When Bush used his extremely rare presidential veto on a bipartisan bill that would have funneled tens of billions of dollars from cigarettes to fund an increase in health care for poor children some thought the "Decider-in-Chief" had stepped over the line. (Watch John Stewart's take on this story on the Daily Show here)
First, Iraq now health care for kids. I can't agree with the first, but I can with the second.
Bush believes in bringing yourself up by the bootstraps. You know that ancient Republican line? Is there a shoe company that makes shoes with bootstraps anymore?
In this case, I can see where George is coming. Have you ever seen a snivelling, runny-nosed kid at the docktor's office? Crying because his ear is throbbing or his tum-tum is hurting. Quit being a baby (or are you actually a baby?)and stop crying and go to work. Those Dora the Explorer mitten aren't going to knit themselves.
You see, children need to learn from oppression. Kids these days are coddled more than my copy of Jenny McCarthy nude in Playboy (the December issue when she's sitting on Santa's lap).

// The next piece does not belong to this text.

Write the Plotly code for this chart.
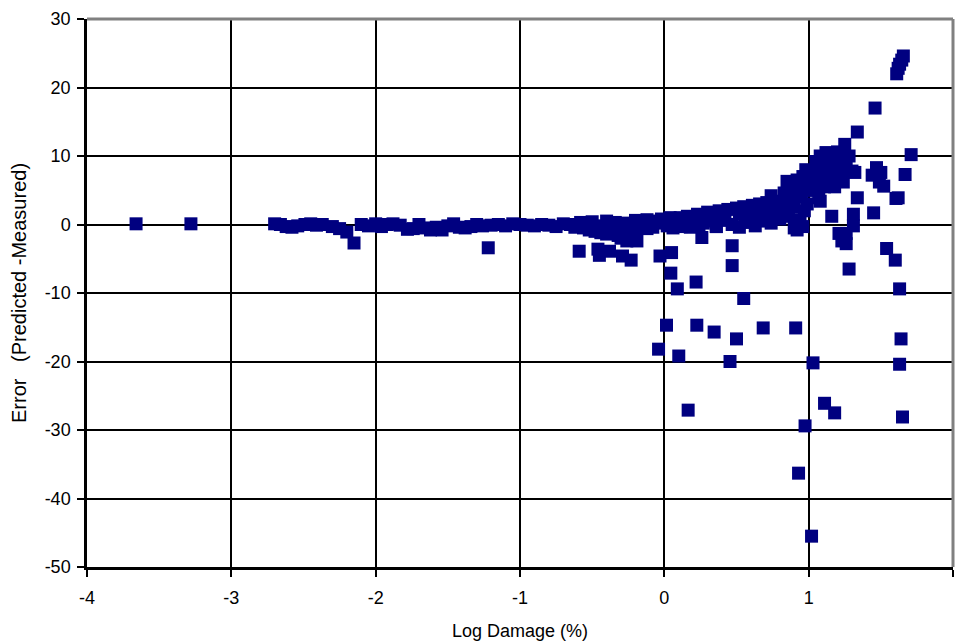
import plotly.graph_objects as go

# Log Damage (%) values
log_damage = [
    -3.66, -3.28,
    -2.70, -2.66, -2.62, -2.58, -2.54, -2.49, -2.45, -2.41, -2.37,
    -2.30, -2.25, -2.20, -2.15,
    -2.10, -2.05, -2.00, -1.96, -1.92, -1.88,
    -1.83, -1.78, -1.74, -1.70, -1.66, -1.62, -1.58, -1.54, -1.50, -1.46,
    -1.42, -1.38, -1.34, -1.30, -1.26, -1.22, -1.20, -1.15, -1.10, -1.05,
    -1.00, -0.95, -0.90, -0.85, -0.80, -0.75, -0.70, -0.65, -0.62, -0.59,
    -0.58, -0.54, -0.50, -0.46, -0.46, -0.45, -0.42, -0.40, -0.38, -0.36,
    -0.34, -0.32, -0.30, -0.29, -0.28, -0.26, -0.24, -0.23, -0.22, -0.20,
    -0.19, -0.16, -0.12, -0.10, -0.06, -0.04, -0.03, -0.02, 0.00, 0.02,
    0.015, 0.05, 0.045, 0.04, 0.08, 0.09, 0.10, 0.11, 0.13, 0.165,
    0.16, 0.20, 0.22, 0.225, 0.23, 0.26, 0.27, 0.30, 0.33, 0.345,
    0.36, 0.38, 0.41, 0.44, 0.455, 0.47, 0.47, 0.47, 0.50, 0.50,
    0.52, 0.55, 0.55, 0.58, 0.61, 0.63, 0.66, 0.685, 0.68, 0.71,
    0.74, 0.74, 0.77, 0.80, 0.83, 0.85, 0.86, 0.88, 0.90, 0.91,
    0.92, 0.93, 0.94, 0.96, 0.975, 0.98, 0.99, 1.02, 1.03, 1.00,
    1.03, 1.05, 1.07, 1.08, 1.10, 1.11, 1.12, 1.125, 1.15, 1.16,
    1.17, 1.18, 1.20, 1.22, 1.24, 1.25, 1.26, 1.23, 1.28, 1.30,
    1.31, 1.31, 1.32, 1.337, 1.337, 1.45, 1.46, 1.44, 1.47, 1.50,
    1.49, 1.52, 1.54, 1.60, 1.605, 1.62, 1.61, 1.62, 1.63, 1.645,
    1.656, 1.63, 1.64, 1.63, 1.65, 1.668, 1.71,
    0.52, 0.56, 0.60, 0.64, 0.68, 0.72, 0.76, 0.79, 0.82, 0.84,
    0.87, 0.89, 0.90, 0.93, 0.95, 0.97, 0.99,
    1.01, 1.04, 1.06, 1.09, 1.11, 1.13, 1.14, 1.16, 1.19, 1.21,
    1.23, 1.26, 1.28, 1.18, 1.24,
    0.92, 0.96, 0.97, 1.08, 1.21, 1.26,
    -0.56, -0.52, -0.48, -0.44, -0.40, -0.36, -0.32, -0.28, -0.24, -0.20,
    -0.16, -0.12, -0.08, 0.06, 0.12, 0.18, 0.24, 0.30, 0.36, 0.42,
]

# Error (Predicted - Measured)
error = [
    0.1, 0.1,
    0.1, 0.0, -0.3, -0.4, -0.2, 0.0, 0.1, -0.1, 0.0,
    -0.3, -0.6, -1.1, -2.7,
    0.0, -0.2, 0.1, -0.3, 0.0, 0.1,
    -0.1, -0.7, -0.6, 0.0, -0.5, -0.8, -0.4, -0.8, -0.2, 0.1,
    -0.4, -0.5, -0.3, 0.0, -0.2, -3.4, -0.1, 0.0, -0.2, 0.1,
    0.0, -0.1, -0.2, 0.0, -0.1, -0.3, 0.1, 0.0, -0.4, -3.9,
    0.3, 0.1, 0.4, -0.6, -3.6, -4.5, -0.2, 0.5, -3.9, -1.0,
    0.3, -1.6, -2.0, -4.6, 0.2, -2.4, -0.8, -5.2, -1.5, 0.6,
    -2.4, -0.5, 0.7, -0.3, 0.5, -18.2, -4.6, 0.8, 0.2, -0.2,
    -14.7, -4.1, -7.1, 1.0, 0.3, -9.4, -19.2, 1.0, 0.0, -27.1,
    1.2, 0.4, -8.4, -14.7, 1.5, -1.9, 0.2, 1.8, 0.5, -15.7,
    -0.3, 2.0, 0.6, 2.2, -20.0, -3.1, -6.0, 0.0, -16.7, 2.4,
    -0.4, -10.8, 2.6, 0.3, 2.8, -0.2, 3.0, -15.1, 0.5, 3.2,
    4.2, 0.2, 3.4, 0.8, 4.6, 6.3, 1.2, 5.5, -0.5, -15.1,
    6.5, -36.3, 0.6, 7.0, -29.4, 8.0, 3.0, -45.5, -20.2, 5.8,
    7.5, 9.2, 3.9, 10.0, 8.5, -26.1, 10.5, 6.0, 9.4, 1.2,
    7.2, -27.5, 10.6, 8.8, -1.9, 11.7, -1.3, -2.4, -6.5, 7.8,
    1.5, -0.2, 7.6, 13.5, 3.9, 1.7, 17.0, 7.2, 8.3, 7.6,
    6.2, 5.6, -3.5, -5.2, 3.8, 3.9, 22.0, 22.8, 23.4, 24.0,
    24.6, -9.4, -16.7, -20.4, -28.1, 7.3, 10.2,
    1.5, 1.0, 1.8, 1.2, 2.2, 1.5, 2.5, 2.0, 3.0, 2.0,
    3.8, 4.5, 2.5, 5.0, 4.0, 6.0, 5.0,
    6.8, 5.0, 6.5, 7.5, 5.5, 8.0, 9.8, 6.5, 8.5, 9.5,
    7.0, 8.5, 10.0, 5.5, 6.2,
    -0.8, -0.3, 2.0, 3.4, -1.3, -2.8,
    -0.5, -0.8, -1.0, -1.2, -1.4, -0.6, -1.0, -1.3, -0.9, -1.1,
    0.0, -0.6, -0.4, -0.5, -0.3, -0.4, 0.0, 0.6, -0.3, 1.0,
]

# Tick values and labels (hyphen minus as in the original)
x_ticks = [-4, -3, -2, -1, 0, 1, 2]
x_tick_labels = ["-4", "-3", "-2", "-1", "0", "1", "2"]
y_ticks = [30, 20, 10, 0, -10, -20, -30, -40, -50]
y_tick_labels = ["30", "20", "10", "0", "-10", "-20", "-30", "-40", "-50"]

fig = go.Figure()
fig.add_trace(go.Scatter(
    x=log_damage, y=error, mode="markers",
    marker=dict(symbol="square", size=13, color="#000080", line=dict(width=0)),
    showlegend=False,
))

font = "Liberation Sans, Arial, sans-serif"
fig.update_layout(
    width=956, height=644,
    margin=dict(l=87, r=3, t=19, b=77),
    paper_bgcolor="white", plot_bgcolor="white",
    font=dict(family=font, size=18, color="black"),
    xaxis=dict(
        range=[-4, 2], tickmode="array", tickvals=x_ticks, ticktext=x_tick_labels,
        showgrid=True, gridcolor="black", gridwidth=1.5,
        zeroline=True, zerolinecolor="black", zerolinewidth=1.5,
        showline=True, linecolor="black", linewidth=2.5,
        ticks="outside", ticklen=7, tickwidth=2, tickcolor="black",
        ticklabelstandoff=6,
        title=dict(text="Log Damage (%)", standoff=18, font=dict(size=18)),
    ),
    yaxis=dict(
        range=[-50, 30], tickmode="array", tickvals=y_ticks, ticktext=y_tick_labels,
        showgrid=True, gridcolor="black", gridwidth=1.5,
        zeroline=True, zerolinecolor="black", zerolinewidth=1.5,
        showline=True, linecolor="black", linewidth=2.5,
        ticks="outside", ticklen=7, tickwidth=2, tickcolor="black",
        ticklabelstandoff=3,
        title=dict(text="Error   (Predicted -Measured)", standoff=13, font=dict(size=20)),
    ),
    shapes=[
        dict(type="line", xref="paper", yref="paper", x0=0, x1=1, y0=1, y1=1,
             line=dict(color="#808080", width=3)),
        dict(type="line", xref="paper", yref="paper", x0=1, x1=1, y0=0, y1=1,
             line=dict(color="#808080", width=3)),
    ],
)

fig.write_html("out.html")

What will happen to kids these days when they grow up and think they're entitled to buying a mansion with no money down and $5 in the bank at age 18. Oh, sorry 24-year-olds already think they can do that.
Other than making Johnny boy resort to a cocktail of Tiny Tarts and Robitussin to combat his cold, we need to be tougher on our children and, at least in this case, follow our President.
Case in point, last Saturday while dining at Fuddrucker's in Emeryville I witnessed the sort of tough love the President is espousing.
At the air hockey table was a match between a woman in her late thirties and her eight-year-old son. The boy was slight and whiny and without health coverage. He was clearly peeved. The game started and his mother promptly drilled the plastic disc into the goal. She did it again and again and in the process completely annihilating her son's dreams.
He whimpered to his mother, "Can you let me score once." She said, "Why would I do that?" And that's exactly what George Bush is saying to kids this week, whatever doesn't kill you, makes you stronger.